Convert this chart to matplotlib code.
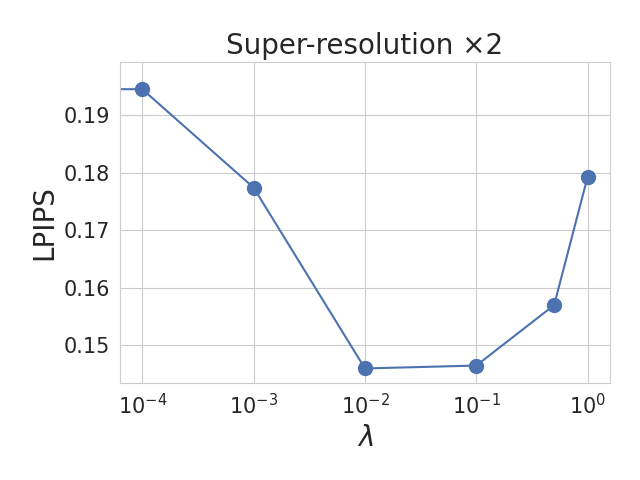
import matplotlib
matplotlib.use("Agg")
import matplotlib.pyplot as plt
import seaborn as sns

sns.set_style("whitegrid")

lambdas = [0, 1e-4, 1e-3, 1e-2, 1e-1, 0.5, 1.0]
lpips = [0.1967, 0.1945, 0.1774, 0.1460, 0.1465, 0.1570, 0.1793]

fig, ax = plt.subplots(figsize=(6.4, 4.8), dpi=100)
ax.plot(lambdas, lpips, marker="o", markersize=10, color="#4C72B0", linewidth=1.5)
ax.set_xscale("log")
ax.set_title("Super-resolution \u00d72", fontsize=20)
ax.set_xlabel(r"$\lambda$", fontsize=20)
ax.set_ylabel("LPIPS", fontsize=20)
ax.tick_params(labelsize=15)
fig.subplots_adjust(left=0.1875, right=0.953, top=0.871, bottom=0.202)
fig.savefig("out.png")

INSTRUCTION. Where a line holds "matplotlib", copy it out.

EXERCISE RESPONSE.
Convert this chart to matplotlib code.
import matplotlib
matplotlib.use("Agg")
import matplotlib.pyplot as plt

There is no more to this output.